Diese Regelung orientiert sich an § 41 StPO und ist vor dem verfassungsrechtlichen Hintergrund des Art 6 Abs 3 lit c MRK zu sehen (vgl dazu das Urteil des Europäischen Gerichtshofes für Menschenrechte (EGMR) vom 24.5.1991 im Fall Quaranta, ÖJZ 1991/16/MRK). Geht es um den Entzug der persönlichen Freiheit, so ist - falls der Betroffene nicht über die Mittel zur Bezahlung eines

Rechtsbeistandes verfügt - die Beigebung eines Verfahrenshelfers geboten. Bei der Beurteilung der Interessen der Verwaltungsrechtspflege ist vor allem auf die zweckentsprechende Verteidigung Bedacht zu nehmen. Als Gründe für die Beigebung eines Verteidigers werden besondere Schwierigkeiten der Sach- oder Rechtslage, besondere persönliche Umstände des Beschuldigten und die besondere Tragweite des Rechtsfalles für die Partei (wie etwa die Höhe der dem Beschuldigten drohenden Strafe) zu berücksichtigen sein (vgl das Erkenntnis des VwGH vom 27.10.1999, Zl 97/09/0055, und die dort zitierte Vorjudikatur). Herr Robert H hat - trotz diesbezüglicher Aufforderung - im gesamten Verfahren keine Angaben zu seiner Einkommens- und Vermögenssituation gemacht. Herr H hat weder behauptet noch durch Vorlage von Unterlagen bescheinigt, dass es ihm nicht möglich sei, die Kosten der Verteidigung zu tragen. Schon aus diesem Grund war sein Antrag auf Beigebung eines Verteidigers nicht zu bewilligen.

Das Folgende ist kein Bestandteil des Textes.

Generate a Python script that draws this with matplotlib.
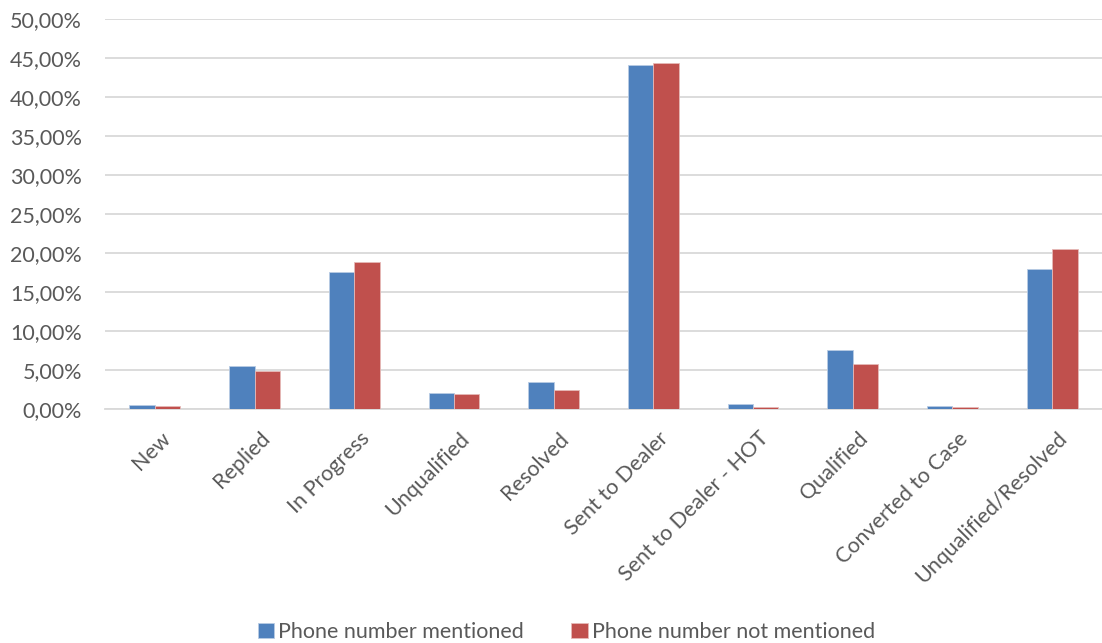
import matplotlib
matplotlib.use("Agg")
import matplotlib.pyplot as plt
from matplotlib.ticker import FuncFormatter
from matplotlib.transforms import ScaledTranslation
import numpy as np

plt.rcParams["font.family"] = ["Lato", "DejaVu Sans"]

categories = ["New", "Replied", "In Progress", "Unqualified", "Resolved",
              "Sent to Dealer", "Sent to Dealer - HOT", "Qualified",
              "Converted to Case", "Unqualified/Resolved"]
phone_mentioned = [0.50, 5.47, 17.50, 2.05, 3.46, 44.15, 0.69, 7.56, 0.44, 17.90]
phone_not_mentioned = [0.35, 4.83, 18.85, 1.96, 2.40, 44.36, 0.30, 5.82, 0.22, 20.56]
series_names = ["Phone number mentioned", "Phone number not mentioned"]

BLUE = "#4F81BD"
RED = "#C0504D"
GRID = "#D9D9D9"
TEXT = "#595959"
FS = 15.5

fig = plt.figure(figsize=(11.02, 6.43), dpi=100)
ax = fig.add_axes([0.0953, 0.364, 0.9047, 0.6065])

x = np.arange(len(categories))
w = 0.255
ax.bar(x - w / 2, phone_mentioned, w, color=BLUE, edgecolor="#B8CCE4",
       linewidth=0.6, label=series_names[0], zorder=3)
ax.bar(x + w / 2, phone_not_mentioned, w, color=RED, edgecolor="#E6B9B8",
       linewidth=0.6, label=series_names[1], zorder=3)

ax.set_xlim(-0.5, len(categories) - 0.5)
ax.set_ylim(0, 50)
ax.set_yticks(np.arange(0, 51, 5))
ax.yaxis.set_major_formatter(FuncFormatter(lambda v, _: f"{v:.2f}%".replace(".", ",")))
ax.grid(axis="y", color=GRID, linewidth=1.3, zorder=0)
for s in ("top", "right", "left"):
    ax.spines[s].set_visible(False)
ax.spines["bottom"].set_color(GRID)
ax.spines["bottom"].set_linewidth(1.3)
ax.tick_params(axis="both", length=0, labelsize=FS, colors=TEXT)
ax.tick_params(axis="y", pad=16.5)

# category labels at 45 degrees, top-right end just right of the tick
ax.set_xticks(x)
ax.set_xticklabels(categories, rotation=45, ha="right", va="top",
                   rotation_mode="anchor")
ax.tick_params(axis="x", pad=14)
shift = ScaledTranslation(5 / 100, 0, fig.dpi_scale_trans)
for lab in ax.get_xticklabels():
    lab.set_transform(lab.get_transform() + shift)

fig.legend(loc="center", bbox_to_anchor=(0.514, 0.017), ncol=2,
           frameon=False, fontsize=FS, handlelength=0.75, handleheight=0.75,
           handletextpad=0.2, columnspacing=2.2, labelcolor=TEXT,
           borderpad=0, borderaxespad=0)

fig.savefig("out.png", dpi=100)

Im vorliegenden Fall sind aber auch besondere tatsächliche oder rechtliche Schwierigkeiten nicht gegeben; es handelt sich vielmehr um einen eher einfach gelagerten Fall, zumal sich aus dem Inhalt des erstinstanzlichen Verwaltungsstrafaktes nicht der geringste Hinweis auf eine mögliche Arbeitgebereigenschaft des Herrn Robert H ergibt. Dass die Verwaltungsstrafbehörde erster Instanz (nämlich der Magistrat der Stadt Wien) infolge eines Verstoßes gegen fundamentale Grundsätze des Verwaltungsstrafverfahrens dennoch zu einer Verurteilung und Bestrafung des Herrn H gelangt ist, bedeutet nun nicht, dass er nicht in der Lage wäre, seinen Standpunkt vor dem Unabhängigen Verwaltungssenat Wien auch ohne anwaltlichen Beistand darzulegen. So hat er etwa in seiner Stellungnahme vom 6.6.2000 darauf hingewiesen, dass bei der Sanierung des Objektes ausschließlich Firmen beschäftigt worden seien. Es ist nun nicht zu erkennen, dass Herr Robert H nicht in der Lage wäre, bekannt zu geben, welche Firmen er mit welchen Arbeiten beauftragt habe, zumal er ja darüber Verträge und sonstige Unterlagen (Abrechnungen, Zahlungsbelege, Anbote etc) haben müsste. Es muss also davon ausgegangen werden, dass der Beschuldigte in der Lage ist, die näheren Umstände der Sanierung des gegenständlichen Objektes vorbringen zu können. Auch sonst ist eine besondere Tragweite des Rechtsfalles für Herrn H nicht ersichtlich. Es wurde keine (primäre) Freiheitsstrafe über Herrn H verhängt und ist auch nicht ersichtlich, dass es hinsichtlich

der Herrn H mit dem Straferkenntnis vom 7.6.2000 auferlegten Pflicht zur Bezahlung von insgesamt ATS 44.000,--, insbesondere im Hinblick auf die Möglichkeit der Bewilligung eines angemessenen Aufschubes oder der Teilzahlung gemäß § 54b Abs 3 VStG - zum Vollzug der verhängten Ersatzfreiheitsstrafe kommen könnte. Dass er nämlich außerstande ist, diesen Betrag aufgrund seiner Einkommens- und Vermögenssituation zu bezahlen, hat Herr H gar nicht behauptet.

Daher ist die Beigebung eines Verteidigers (auch) im Interesse der Verwaltungsrechtspflege nicht erforderlich. Der Antrag des Herrn Robert H auf Beigabe eines Verteidigers war daher abzuweisen.